:: Stated goal ::
Reproduce the listing below character for character; drop every image.

# START OF Provided material

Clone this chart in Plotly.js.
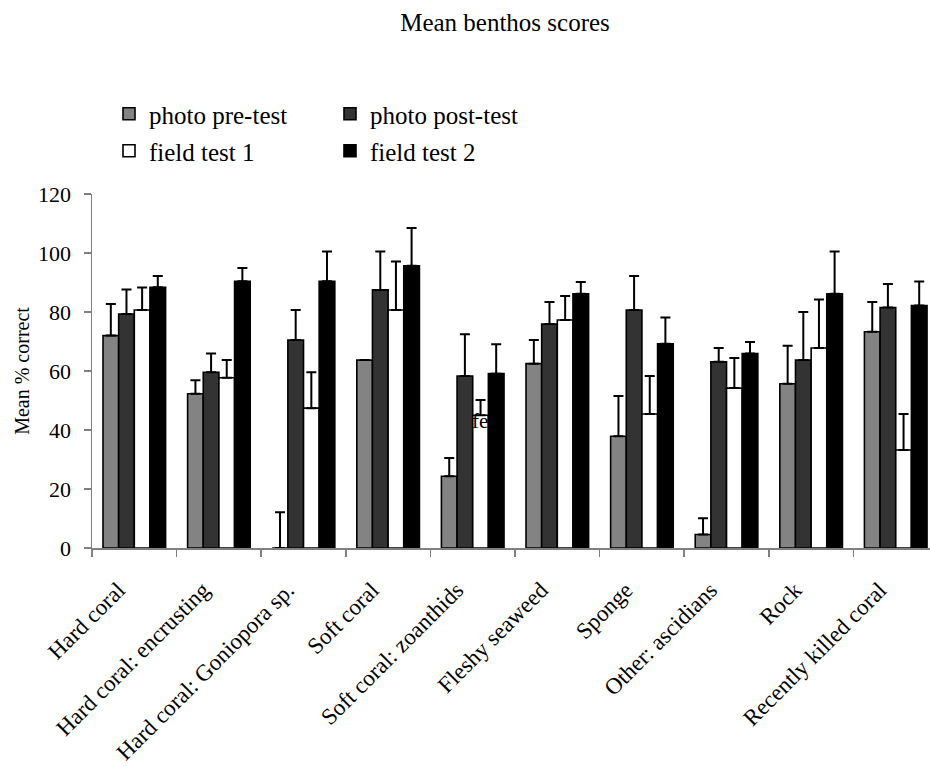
<!DOCTYPE html>
<html>
<head>
<meta charset="utf-8">
<script src="https://cdn.plot.ly/plotly-3.0.1.min.js"></script>
<style>html,body{margin:0;padding:0;background:#fff;}#chart{width:930px;height:767px;}</style>
</head>
<body>
<div id="chart"></div>
<script>
const categories = ["Hard coral", "Hard coral: encrusting", "Hard coral: Goniopora sp.", "Soft coral",
  "Soft coral: zoanthids", "Fleshy seaweed", "Sponge", "Other: ascidians", "Rock", "Recently killed coral"];

const photoPre      = [72.0, 52.3, 0.0, 63.7, 24.3, 62.5, 37.9, 4.6, 55.7, 73.3];
const photoPreErr   = [10.7, 4.6, 12.1, 0.0, 6.2, 8.0, 13.6, 5.5, 12.9, 10.1];
const photoPost     = [79.3, 59.6, 70.5, 87.5, 58.3, 75.9, 80.7, 63.1, 63.7, 81.5];
const photoPostErr  = [8.3, 6.3, 10.2, 13.0, 14.2, 7.5, 11.5, 4.7, 16.3, 8.0];
const field1        = [80.7, 57.7, 47.4, 80.7, 45.0, 77.3, 45.4, 54.2, 67.8, 33.2];
const field1Err     = [7.6, 6.0, 12.2, 16.4, 5.2, 8.1, 12.9, 10.2, 16.4, 12.2];
const field2        = [88.4, 90.4, 90.4, 95.7, 59.1, 86.2, 69.2, 65.9, 86.2, 82.2];
const field2Err     = [3.8, 4.5, 10.1, 12.8, 10.0, 4.0, 8.9, 3.9, 14.3, 8.1];

const yTicks = [0, 20, 40, 60, 80, 100, 120];

const FONT = "Liberation Serif, Times New Roman, serif";

function bar(name, y, err, color, legend) {
  return {
    type: "bar", name: name, x: categories, y: y, legend: legend,
    marker: {color: color, line: {color: "#000", width: 1.6}},
    error_y: {type: "data", symmetric: false, array: err, arrayminus: err.map(() => 0),
      color: "#000", thickness: 2, width: 5},
    hoverinfo: "skip"
  };
}

const data = [
  bar("photo pre-test", photoPre, photoPreErr, "#838383", "legend"),
  bar("photo post-test", photoPost, photoPostErr, "#333333", "legend"),
  bar("field test 1", field1, field1Err, "#ffffff", "legend2"),
  bar("field test 2", field2, field2Err, "#000000", "legend2")
];

const legendBase = {
  orientation: "h", xref: "container", yref: "container", xanchor: "left", yanchor: "top",
  entrywidth: 176, entrywidthmode: "pixels", font: {family: FONT, size: 25, color: "#000"},
  bgcolor: "rgba(0,0,0,0)", traceorder: "normal", itemclick: false, itemdoubleclick: false
};

const layout = {
  width: 930, height: 767,
  paper_bgcolor: "#fff", plot_bgcolor: "#fff",
  font: {family: FONT, color: "#000"},
  margin: {l: 92, r: 0, t: 194, b: 219},
  title: {text: "Mean benthos scores", font: {family: FONT, size: 25, color: "#000"},
    xref: "container", x: 505 / 930, xanchor: "center", yref: "container", y: 1 - 22 / 767, yanchor: "middle"},
  barmode: "group", bargap: 0.26, bargroupgap: 0,
  showlegend: true,
  legend: Object.assign({}, legendBase, {x: 109 / 930, y: 1 - 91 / 767}),
  legend2: Object.assign({}, legendBase, {x: 109 / 930, y: 1 - 128 / 767}),
  xaxis: {
    type: "category", range: [-0.5, 9.405], tickson: "boundaries",
    showline: true, linecolor: "#808080", linewidth: 1.5,
    ticks: "outside", ticklen: 7, tickcolor: "#808080", tickwidth: 1.5,
    showgrid: false, zeroline: false, tickangle: -45,
    ticklabelstandoff: 18, ticklabelshift: -16,
    tickfont: {family: FONT, size: 23, color: "#000"}, automargin: false
  },
  yaxis: {
    range: [0, 120], tickvals: yTicks, ticktext: yTicks.map(String),
    showline: true, linecolor: "#808080", linewidth: 1.5,
    ticks: "outside", ticklen: 7, tickcolor: "#808080", tickwidth: 1.5,
    showgrid: false, zeroline: false,
    tickfont: {family: FONT, size: 22, color: "#000"}, ticklabelstandoff: 8,
    title: {text: "Mean % correct", font: {family: FONT, size: 20, color: "#000"}, standoff: 3},
    automargin: false
  },
  annotations: [{
    x: 3.97, y: 43, xref: "x", yref: "y", text: "fe", showarrow: false,
    font: {family: FONT, size: 21, color: "#000"}, xanchor: "left", yanchor: "middle"
  }]
};

Plotly.newPlot("chart", data, layout, {displayModeBar: false, staticPlot: true});
</script>
</body>
</html>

# END OF Provided material

:: Answer to this exercise ::
Clone this chart in Plotly.js.
<!DOCTYPE html>
<html>
<head>
<meta charset="utf-8">
<script src="https://cdn.plot.ly/plotly-3.0.1.min.js"></script>
<style>html,body{margin:0;padding:0;background:#fff;}#chart{width:930px;height:767px;}</style>
</head>
<body>
<div id="chart"></div>
<script>
const categories = ["Hard coral", "Hard coral: encrusting", "Hard coral: Goniopora sp.", "Soft coral",
  "Soft coral: zoanthids", "Fleshy seaweed", "Sponge", "Other: ascidians", "Rock", "Recently killed coral"];

const photoPre      = [72.0, 52.3, 0.0, 63.7, 24.3, 62.5, 37.9, 4.6, 55.7, 73.3];
const photoPreErr   = [10.7, 4.6, 12.1, 0.0, 6.2, 8.0, 13.6, 5.5, 12.9, 10.1];
const photoPost     = [79.3, 59.6, 70.5, 87.5, 58.3, 75.9, 80.7, 63.1, 63.7, 81.5];
const photoPostErr  = [8.3, 6.3, 10.2, 13.0, 14.2, 7.5, 11.5, 4.7, 16.3, 8.0];
const field1        = [80.7, 57.7, 47.4, 80.7, 45.0, 77.3, 45.4, 54.2, 67.8, 33.2];
const field1Err     = [7.6, 6.0, 12.2, 16.4, 5.2, 8.1, 12.9, 10.2, 16.4, 12.2];
const field2        = [88.4, 90.4, 90.4, 95.7, 59.1, 86.2, 69.2, 65.9, 86.2, 82.2];
const field2Err     = [3.8, 4.5, 10.1, 12.8, 10.0, 4.0, 8.9, 3.9, 14.3, 8.1];

const yTicks = [0, 20, 40, 60, 80, 100, 120];

const FONT = "Liberation Serif, Times New Roman, serif";

function bar(name, y, err, color, legend) {
  return {
    type: "bar", name: name, x: categories, y: y, legend: legend,
    marker: {color: color, line: {color: "#000", width: 1.6}},
    error_y: {type: "data", symmetric: false, array: err, arrayminus: err.map(() => 0),
      color: "#000", thickness: 2, width: 5},
    hoverinfo: "skip"
  };
}

const data = [
  bar("photo pre-test", photoPre, photoPreErr, "#838383", "legend"),
  bar("photo post-test", photoPost, photoPostErr, "#333333", "legend"),
  bar("field test 1", field1, field1Err, "#ffffff", "legend2"),
  bar("field test 2", field2, field2Err, "#000000", "legend2")
];

const legendBase = {
  orientation: "h", xref: "container", yref: "container", xanchor: "left", yanchor: "top",
  entrywidth: 176, entrywidthmode: "pixels", font: {family: FONT, size: 25, color: "#000"},
  bgcolor: "rgba(0,0,0,0)", traceorder: "normal", itemclick: false, itemdoubleclick: false
};

const layout = {
  width: 930, height: 767,
  paper_bgcolor: "#fff", plot_bgcolor: "#fff",
  font: {family: FONT, color: "#000"},
  margin: {l: 92, r: 0, t: 194, b: 219},
  title: {text: "Mean benthos scores", font: {family: FONT, size: 25, color: "#000"},
    xref: "container", x: 505 / 930, xanchor: "center", yref: "container", y: 1 - 22 / 767, yanchor: "middle"},
  barmode: "group", bargap: 0.26, bargroupgap: 0,
  showlegend: true,
  legend: Object.assign({}, legendBase, {x: 109 / 930, y: 1 - 91 / 767}),
  legend2: Object.assign({}, legendBase, {x: 109 / 930, y: 1 - 128 / 767}),
  xaxis: {
    type: "category", range: [-0.5, 9.405], tickson: "boundaries",
    showline: true, linecolor: "#808080", linewidth: 1.5,
    ticks: "outside", ticklen: 7, tickcolor: "#808080", tickwidth: 1.5,
    showgrid: false, zeroline: false, tickangle: -45,
    ticklabelstandoff: 18, ticklabelshift: -16,
    tickfont: {family: FONT, size: 23, color: "#000"}, automargin: false
  },
  yaxis: {
    range: [0, 120], tickvals: yTicks, ticktext: yTicks.map(String),
    showline: true, linecolor: "#808080", linewidth: 1.5,
    ticks: "outside", ticklen: 7, tickcolor: "#808080", tickwidth: 1.5,
    showgrid: false, zeroline: false,
    tickfont: {family: FONT, size: 22, color: "#000"}, ticklabelstandoff: 8,
    title: {text: "Mean % correct", font: {family: FONT, size: 20, color: "#000"}, standoff: 3},
    automargin: false
  },
  annotations: [{
    x: 3.97, y: 43, xref: "x", yref: "y", text: "fe", showarrow: false,
    font: {family: FONT, size: 21, color: "#000"}, xanchor: "left", yanchor: "middle"
  }]
};

Plotly.newPlot("chart", data, layout, {displayModeBar: false, staticPlot: true});
</script>
</body>
</html>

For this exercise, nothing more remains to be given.